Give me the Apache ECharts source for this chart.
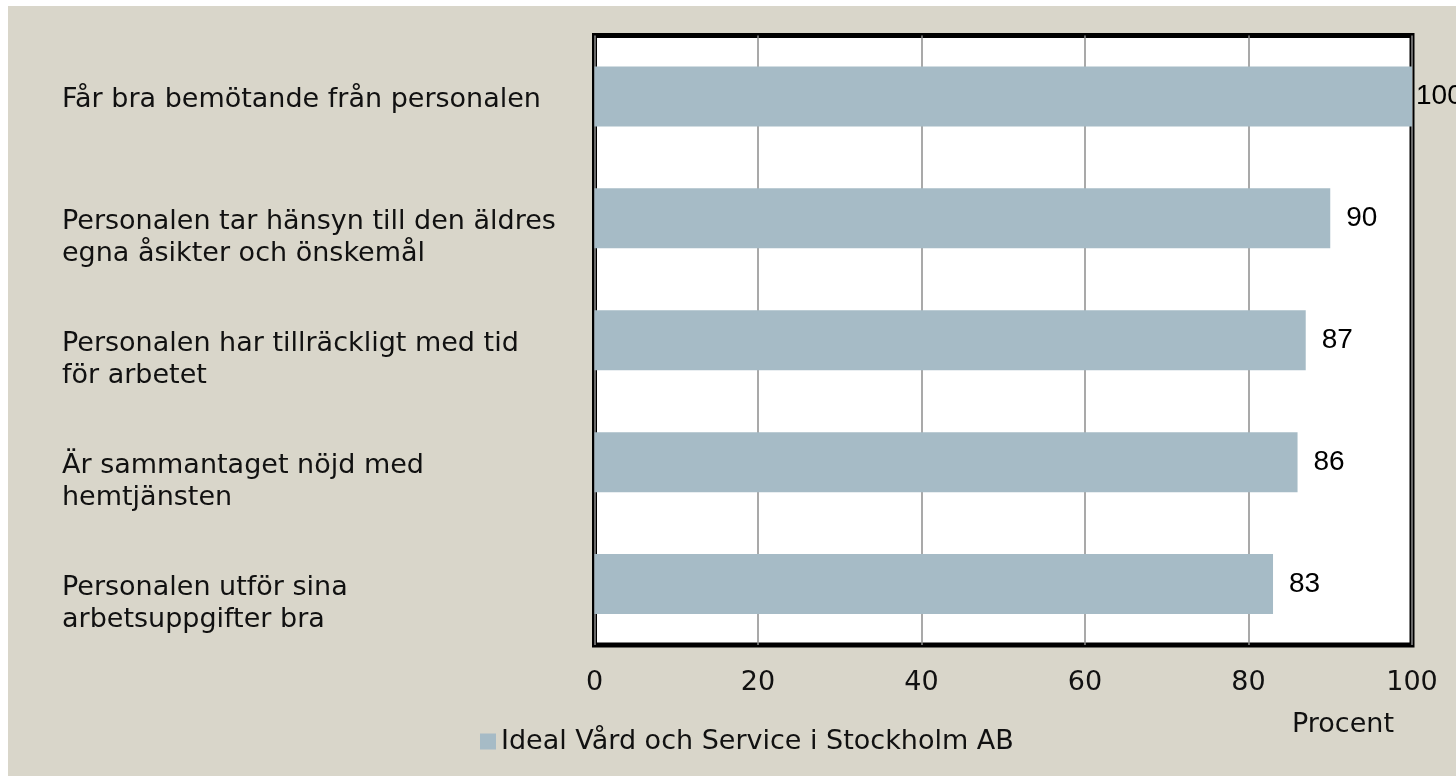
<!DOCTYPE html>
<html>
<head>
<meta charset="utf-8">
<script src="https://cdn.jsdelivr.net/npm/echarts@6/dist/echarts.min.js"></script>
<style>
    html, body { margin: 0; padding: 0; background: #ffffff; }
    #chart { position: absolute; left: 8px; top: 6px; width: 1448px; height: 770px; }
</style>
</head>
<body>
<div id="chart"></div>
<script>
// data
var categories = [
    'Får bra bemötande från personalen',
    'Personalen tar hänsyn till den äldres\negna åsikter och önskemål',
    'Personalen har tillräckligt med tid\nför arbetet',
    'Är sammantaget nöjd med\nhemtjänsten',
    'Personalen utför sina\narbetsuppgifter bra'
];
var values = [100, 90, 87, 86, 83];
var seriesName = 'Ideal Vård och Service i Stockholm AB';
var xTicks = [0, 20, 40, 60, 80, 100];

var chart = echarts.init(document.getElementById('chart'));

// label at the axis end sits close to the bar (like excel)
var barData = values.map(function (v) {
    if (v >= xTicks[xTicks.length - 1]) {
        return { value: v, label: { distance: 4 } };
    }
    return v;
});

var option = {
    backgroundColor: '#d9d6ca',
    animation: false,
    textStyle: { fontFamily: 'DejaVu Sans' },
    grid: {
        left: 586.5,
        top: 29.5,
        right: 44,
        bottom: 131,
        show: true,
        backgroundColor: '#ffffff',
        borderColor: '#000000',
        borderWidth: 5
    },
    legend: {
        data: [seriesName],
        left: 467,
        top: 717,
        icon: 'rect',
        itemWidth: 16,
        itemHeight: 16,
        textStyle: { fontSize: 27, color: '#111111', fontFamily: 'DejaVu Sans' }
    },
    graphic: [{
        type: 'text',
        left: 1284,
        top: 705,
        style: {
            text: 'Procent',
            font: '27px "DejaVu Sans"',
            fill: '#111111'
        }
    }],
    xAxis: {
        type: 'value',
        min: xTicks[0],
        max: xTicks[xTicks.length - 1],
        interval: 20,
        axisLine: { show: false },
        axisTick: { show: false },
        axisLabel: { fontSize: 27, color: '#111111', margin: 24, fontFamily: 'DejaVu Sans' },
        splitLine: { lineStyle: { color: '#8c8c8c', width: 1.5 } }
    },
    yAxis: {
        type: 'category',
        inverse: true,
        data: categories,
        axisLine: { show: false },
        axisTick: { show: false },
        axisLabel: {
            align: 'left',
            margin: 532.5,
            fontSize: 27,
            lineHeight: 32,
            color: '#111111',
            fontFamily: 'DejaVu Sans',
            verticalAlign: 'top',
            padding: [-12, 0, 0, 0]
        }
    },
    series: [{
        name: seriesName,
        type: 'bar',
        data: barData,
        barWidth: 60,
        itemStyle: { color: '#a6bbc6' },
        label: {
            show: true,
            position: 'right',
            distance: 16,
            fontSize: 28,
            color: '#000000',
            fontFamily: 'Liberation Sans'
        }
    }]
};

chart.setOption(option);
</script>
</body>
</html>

==

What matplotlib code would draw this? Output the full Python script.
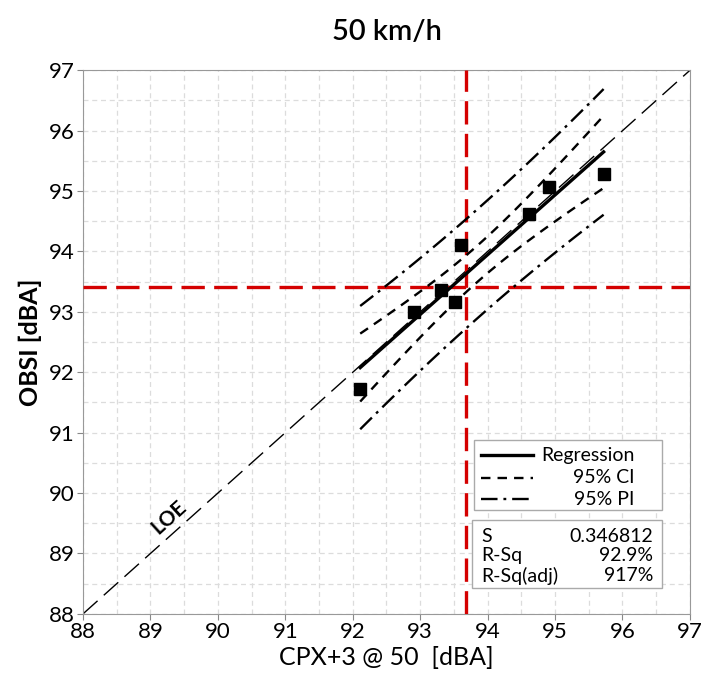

---

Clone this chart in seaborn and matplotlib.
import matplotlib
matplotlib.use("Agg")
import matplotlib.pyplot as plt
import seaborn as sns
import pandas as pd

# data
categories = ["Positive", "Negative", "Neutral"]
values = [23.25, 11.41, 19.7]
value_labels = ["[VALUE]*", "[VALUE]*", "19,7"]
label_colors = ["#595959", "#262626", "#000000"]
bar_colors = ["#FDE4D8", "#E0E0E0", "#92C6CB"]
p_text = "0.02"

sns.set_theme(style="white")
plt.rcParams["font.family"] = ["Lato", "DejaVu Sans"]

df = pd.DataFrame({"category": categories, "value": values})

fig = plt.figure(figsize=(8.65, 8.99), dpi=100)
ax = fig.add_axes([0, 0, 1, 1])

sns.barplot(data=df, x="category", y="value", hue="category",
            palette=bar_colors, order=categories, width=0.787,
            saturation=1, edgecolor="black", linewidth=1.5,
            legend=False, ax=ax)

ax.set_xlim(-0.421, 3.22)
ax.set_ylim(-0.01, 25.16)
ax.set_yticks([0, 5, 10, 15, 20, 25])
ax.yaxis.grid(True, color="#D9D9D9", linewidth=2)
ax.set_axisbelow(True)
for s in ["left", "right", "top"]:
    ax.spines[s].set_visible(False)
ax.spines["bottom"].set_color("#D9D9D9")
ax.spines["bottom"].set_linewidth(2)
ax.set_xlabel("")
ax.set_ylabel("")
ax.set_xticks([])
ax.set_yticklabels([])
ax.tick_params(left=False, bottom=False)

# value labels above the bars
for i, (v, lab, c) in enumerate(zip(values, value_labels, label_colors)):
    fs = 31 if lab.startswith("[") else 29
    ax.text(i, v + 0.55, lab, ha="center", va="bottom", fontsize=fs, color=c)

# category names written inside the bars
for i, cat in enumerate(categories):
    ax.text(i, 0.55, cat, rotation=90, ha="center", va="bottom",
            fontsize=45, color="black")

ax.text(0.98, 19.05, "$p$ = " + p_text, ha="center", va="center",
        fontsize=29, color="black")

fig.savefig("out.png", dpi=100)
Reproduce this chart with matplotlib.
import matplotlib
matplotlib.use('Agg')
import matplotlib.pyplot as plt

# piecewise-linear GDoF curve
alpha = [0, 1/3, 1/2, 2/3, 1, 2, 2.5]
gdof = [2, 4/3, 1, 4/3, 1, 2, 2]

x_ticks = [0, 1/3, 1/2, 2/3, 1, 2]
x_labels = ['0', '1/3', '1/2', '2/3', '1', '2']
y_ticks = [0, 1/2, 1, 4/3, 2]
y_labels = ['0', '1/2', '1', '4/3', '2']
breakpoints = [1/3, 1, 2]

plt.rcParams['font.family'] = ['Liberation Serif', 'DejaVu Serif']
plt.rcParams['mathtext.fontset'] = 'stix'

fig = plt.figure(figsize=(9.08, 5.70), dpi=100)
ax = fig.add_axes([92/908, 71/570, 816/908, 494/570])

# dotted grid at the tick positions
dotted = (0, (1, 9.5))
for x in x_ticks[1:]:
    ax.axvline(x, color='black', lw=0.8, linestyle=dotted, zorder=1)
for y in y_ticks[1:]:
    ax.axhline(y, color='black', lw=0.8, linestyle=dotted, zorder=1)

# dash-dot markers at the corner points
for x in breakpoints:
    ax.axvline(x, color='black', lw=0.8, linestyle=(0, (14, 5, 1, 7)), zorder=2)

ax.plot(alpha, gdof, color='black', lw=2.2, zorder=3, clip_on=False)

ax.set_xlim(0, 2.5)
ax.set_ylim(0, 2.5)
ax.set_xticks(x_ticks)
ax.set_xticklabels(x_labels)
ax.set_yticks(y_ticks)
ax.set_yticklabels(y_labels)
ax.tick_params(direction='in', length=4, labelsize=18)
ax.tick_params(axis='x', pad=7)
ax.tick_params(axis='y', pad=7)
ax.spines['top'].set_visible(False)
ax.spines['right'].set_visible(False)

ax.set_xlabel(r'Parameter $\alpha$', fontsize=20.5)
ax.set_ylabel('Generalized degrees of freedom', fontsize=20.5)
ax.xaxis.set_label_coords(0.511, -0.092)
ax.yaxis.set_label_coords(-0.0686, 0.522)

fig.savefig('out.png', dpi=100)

**Stated task**
Of all the entries above, repeat only the lines from the line that has "Clone this chart in seaborn and matplotlib." to the line that has "legend=False, ax=ax)", both lines included, exactly.

**Solution for this exercise**
Clone this chart in seaborn and matplotlib.
import matplotlib
matplotlib.use("Agg")
import matplotlib.pyplot as plt
import seaborn as sns
import pandas as pd

# data
categories = ["Positive", "Negative", "Neutral"]
values = [23.25, 11.41, 19.7]
value_labels = ["[VALUE]*", "[VALUE]*", "19,7"]
label_colors = ["#595959", "#262626", "#000000"]
bar_colors = ["#FDE4D8", "#E0E0E0", "#92C6CB"]
p_text = "0.02"

sns.set_theme(style="white")
plt.rcParams["font.family"] = ["Lato", "DejaVu Sans"]

df = pd.DataFrame({"category": categories, "value": values})

fig = plt.figure(figsize=(8.65, 8.99), dpi=100)
ax = fig.add_axes([0, 0, 1, 1])

sns.barplot(data=df, x="category", y="value", hue="category",
            palette=bar_colors, order=categories, width=0.787,
            saturation=1, edgecolor="black", linewidth=1.5,
            legend=False, ax=ax)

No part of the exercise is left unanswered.